Standard strstr implementation performance - what am I missing?

Started by Xan, April 30, 2008, 05:59:03 AM

Previous topic - Next topic

Xan

Hi Everyone,
first time poster and jsut getting back into some assembly programming. For reasons too long-winded to explain, I thought I'd find enjoyment in recreating some standard C functions for a particular application I wrote. More precisely, at least at this point in time, I decided to rewrite the implementation of strstr found with Visual Studio. Taking a few liberties I know about my application, I was able to make assumptions that I thought would make it faster as I didn't have to concern myself with various potential error conditions ( such as knowing the size of the buffer is always a multiple of two, thus can safely read a word at a time ).

I have attached the standard implementation of strstr as well as my pretty basic rewrite of it. Some notable differences are that I read a word at a time in the main loop ( vs a byte at a time in the standard version ) and I've 'unraveled the loop' a bit in my main comparision section ( strs_floop ). Here's the kicker - on a machine at work ( P4 ), my version is as fast if not faster than the standard version. At home on my machine ( Core 2 Duo 6400 ), my version is measurably slower than the standard! I've tried various manipulations & reordering and I can't for the life of me figure it out.  :(

Note that to test the two implementations I created a 40 MB repeating string ( "This is a test.." ) and at the end of said string, I have "This is a te!\r\n". My search phrase is "This is a test..This is a te!". It should also be noted that my application I was writing this for is parsing data that is deliminated by a carriage return ( 0Dh ), hence the need to test for that byte in my version instead of 00h to denote the end of string. On my home machine, the results in tick counts are 125 for mine versus 109 for the standard implementation.

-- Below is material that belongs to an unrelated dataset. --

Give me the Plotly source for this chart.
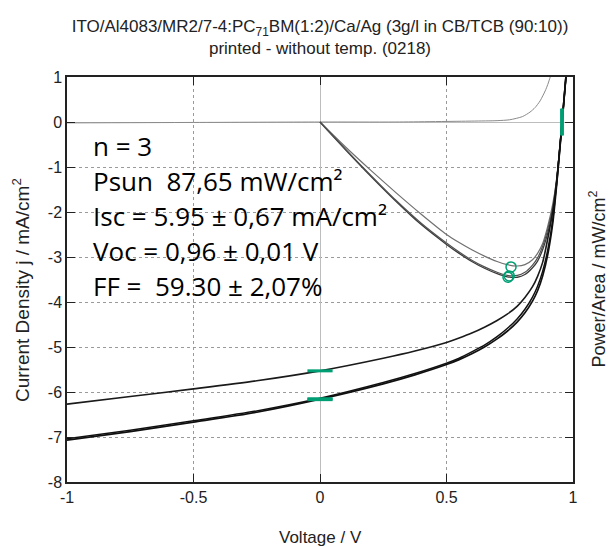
import plotly.graph_objects as go

# ---------------- data ----------------
voltage_jv = [-1.0, -0.75, -0.5, -0.25, 0.0, 0.25, 0.375, 0.5, 0.55, 0.6, 0.65, 0.7, 0.74, 0.78,
              0.81, 0.84, 0.86, 0.88, 0.9, 0.92, 0.935, 0.947, 0.957, 0.966, 0.975]
j_upper = [-6.27, -6.10, -5.93, -5.75, -5.53, -5.25, -5.09, -4.90, -4.80, -4.69, -4.56, -4.41,
           -4.27, -4.09, -3.90, -3.66, -3.43, -3.12, -2.60, -1.98, -1.38, -0.65, 0.0, 0.60, 1.20]
j_low_a = [-7.07, -6.88, -6.67, -6.45, -6.16, -5.82, -5.62, -5.39, -5.28, -5.15, -5.00, -4.82,
           -4.65, -4.44, -4.24, -3.98, -3.75, -3.42, -2.95, -2.25, -1.42, -0.66, 0.0, 0.60, 1.20]
j_low_b = [-7.04, -6.85, -6.64, -6.42, -6.14, -5.79, -5.59, -5.36, -5.25, -5.11, -4.96, -4.77,
           -4.59, -4.37, -4.16, -3.89, -3.65, -3.32, -2.85, -2.17, -1.37, -0.62, 0.02, 0.62, 1.22]

voltage_dark = [-1.0, -0.5, 0.0, 0.3, 0.6, 0.7, 0.75, 0.8, 0.83, 0.85, 0.87, 0.89, 0.9, 0.91, 0.92]
j_dark = [-0.02, -0.01, 0.0, 0.0, 0.02, 0.03, 0.05, 0.12, 0.22, 0.32, 0.47, 0.69, 0.83, 1.0, 1.2]

voltage_pow = [0.0, 0.1, 0.2, 0.3, 0.4, 0.5, 0.55, 0.6, 0.65, 0.7, 0.74, 0.78, 0.81, 0.84,
               0.86, 0.88, 0.9, 0.92, 0.935, 0.947, 0.957, 0.966, 0.975]
p_upper = [0.0, -0.55, -1.07, -1.57, -2.05, -2.50, -2.68, -2.84, -2.98, -3.10, -3.17, -3.20,
           -3.17, -3.06, -2.92, -2.70, -2.32, -1.82, -1.29, -0.62, 0.0, 0.58, 1.17]
p_low_a = [0.0, -0.61, -1.20, -1.76, -2.28, -2.72, -2.92, -3.10, -3.25, -3.37, -3.44, -3.45,
           -3.39, -3.24, -3.09, -2.84, -2.47, -1.97, -1.31, -0.63, 0.0, 0.58, 1.17]
p_low_b = [0.0, -0.60, -1.18, -1.74, -2.25, -2.69, -2.89, -3.07, -3.22, -3.34, -3.41, -3.41,
           -3.34, -3.18, -3.02, -2.76, -2.39, -1.90, -1.27, -0.60, 0.02, 0.60, 1.19]

isc_v = [0.0, 0.0, 0.0]
isc_j = [-5.53, -6.15, -6.17]
voc_v = [0.955, 0.957, 0.958]
voc_j = [0.0, 0.0, 0.0]
mpp_v = [0.755, 0.743, 0.748]
mpp_p = [-3.22, -3.45, -3.42]

stats_lines = ["n = 3",
               "Psun\u00a0 87,65 mW/cm²",
               "Isc = 5.95 ± 0,67 mA/cm²",
               "Voc = 0,96 ± 0,01 V",
               "FF =\u00a0 59.30 ± 2,07%"]
stats_y = [-0.53, -1.30, -2.08, -2.86, -3.64]

x_ticks = [-1, -0.5, 0, 0.5, 1]
x_tick_text = ["-1", "-0.5", "0", "0.5", "1"]
y_ticks = [1, 0, -1, -2, -3, -4, -5, -6, -7, -8]
y_tick_text = ["1", "0", "-1", "-2", "-3", "-4", "-5", "-6", "-7", "-8"]

title_text = ("ITO/Al4083/MR2/7-4:PC<sub>71</sub>BM(1:2)/Ca/Ag (3g/l in CB/TCB (90:10))"
              "<br>printed - without temp. (0218)")

GREEN = "#009e73"
AX_FONT = "Liberation Sans, Arial, sans-serif"
SMOOTH = 0.7

fig = go.Figure()

# dark curve
fig.add_trace(go.Scatter(x=voltage_dark, y=j_dark, mode="lines",
                         line=dict(color="#8a8a8a", width=1, shape="spline", smoothing=SMOOTH)))
# power curves
fig.add_trace(go.Scatter(x=voltage_pow, y=p_upper, mode="lines",
                         line=dict(color="#707070", width=1.2, shape="spline", smoothing=SMOOTH)))
fig.add_trace(go.Scatter(x=voltage_pow, y=p_low_a, mode="lines",
                         line=dict(color="#3a3a3a", width=1.3, shape="spline", smoothing=SMOOTH)))
fig.add_trace(go.Scatter(x=voltage_pow, y=p_low_b, mode="lines",
                         line=dict(color="#505050", width=1.2, shape="spline", smoothing=SMOOTH)))
# J-V curves
fig.add_trace(go.Scatter(x=voltage_jv, y=j_upper, mode="lines",
                         line=dict(color="#1a1a1a", width=1.6, shape="spline", smoothing=SMOOTH)))
fig.add_trace(go.Scatter(x=voltage_jv, y=j_low_a, mode="lines",
                         line=dict(color="#111111", width=1.7, shape="spline", smoothing=SMOOTH)))
fig.add_trace(go.Scatter(x=voltage_jv, y=j_low_b, mode="lines",
                         line=dict(color="#111111", width=1.5, shape="spline", smoothing=SMOOTH)))
# markers
fig.add_trace(go.Scatter(x=isc_v, y=isc_j, mode="markers",
                         marker=dict(symbol="line-ew", size=18, color=GREEN,
                                     line=dict(color=GREEN, width=3))))
fig.add_trace(go.Scatter(x=voc_v, y=voc_j, mode="markers",
                         marker=dict(symbol="line-ns", size=19, color=GREEN,
                                     line=dict(color=GREEN, width=3))))
fig.add_trace(go.Scatter(x=mpp_v, y=mpp_p, mode="markers",
                         marker=dict(symbol="circle-open", size=10, color=GREEN,
                                     line=dict(color=GREEN, width=1.5))))

for txt, yy in zip(stats_lines, stats_y):
    fig.add_annotation(x=-0.905, y=yy, xref="x", yref="y", text=txt, showarrow=False,
                       xanchor="left", yanchor="middle",
                       font=dict(family="Open Sans, Noto Sans, sans-serif", size=26, color="#000"))

axis_common = dict(showline=True, linecolor="#222", linewidth=1.5, mirror="ticks",
                   ticks="inside", ticklen=8, tickcolor="#222", tickwidth=1.2,
                   showgrid=True, gridcolor="#9a9a9a", griddash="dot", gridwidth=1,
                   zeroline=True, zerolinecolor="#bdbdbd", zerolinewidth=1.3,
                   tickfont=dict(family=AX_FONT, size=16, color="#222"))

fig.update_xaxes(range=[-1, 1], tickvals=x_ticks, ticktext=x_tick_text, **axis_common)
fig.update_yaxes(range=[-8, 1], tickvals=y_ticks, ticktext=y_tick_text, **axis_common)

# axis titles
fig.add_annotation(x=0.5, y=0, xref="paper", yref="paper", yshift=-55,
                   text="Voltage / V", showarrow=False, xanchor="center", yanchor="middle",
                   font=dict(family=AX_FONT, size=17, color="#222"))
fig.add_annotation(x=0, y=0.474, xref="paper", yref="paper", xshift=-46,
                   text="Current Density j / mA/cm<sup>2</sup>", textangle=-90,
                   showarrow=False, xanchor="center", yanchor="middle",
                   font=dict(family=AX_FONT, size=19, color="#222"))
fig.add_annotation(x=1.0, y=0.5, xref="paper", yref="paper", xshift=25,
                   text="Power/Area / mW/cm<sup>2</sup>", textangle=-90,
                   showarrow=False, xanchor="center", yanchor="middle",
                   font=dict(family=AX_FONT, size=18, color="#222"))

fig.update_layout(
    width=610, height=547,
    margin=dict(l=67, r=37, t=77, b=65),
    plot_bgcolor="white", paper_bgcolor="white",
    showlegend=False,
    title=dict(text=title_text, x=0.5, xref="paper", xanchor="center",
               y=1 - 32 / 547, yref="container", yanchor="middle",
               font=dict(family=AX_FONT, size=17, color="#222")),
)

fig.write_html("out.html")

Any ideas what's going on?

Thanks!
Xan

[attachment deleted by admin]

hutch--

Xan,

Probably plain hardware differences, if you showed us your implimentation, especially in the Laboratory we could probably help you get it faster but there is another approach, try a Boyer Moore search algo, on normal plain text they are very fast, especially with longer strings where the step is larger each time.
Download site for MASM32      New MASM Forum
https://masm32.com          https://masm32.com/board/index.php

Xan

Thanks Hutch! I'll repost over in that section. FYI, my previous post does have my source included in the zip file attachment. :)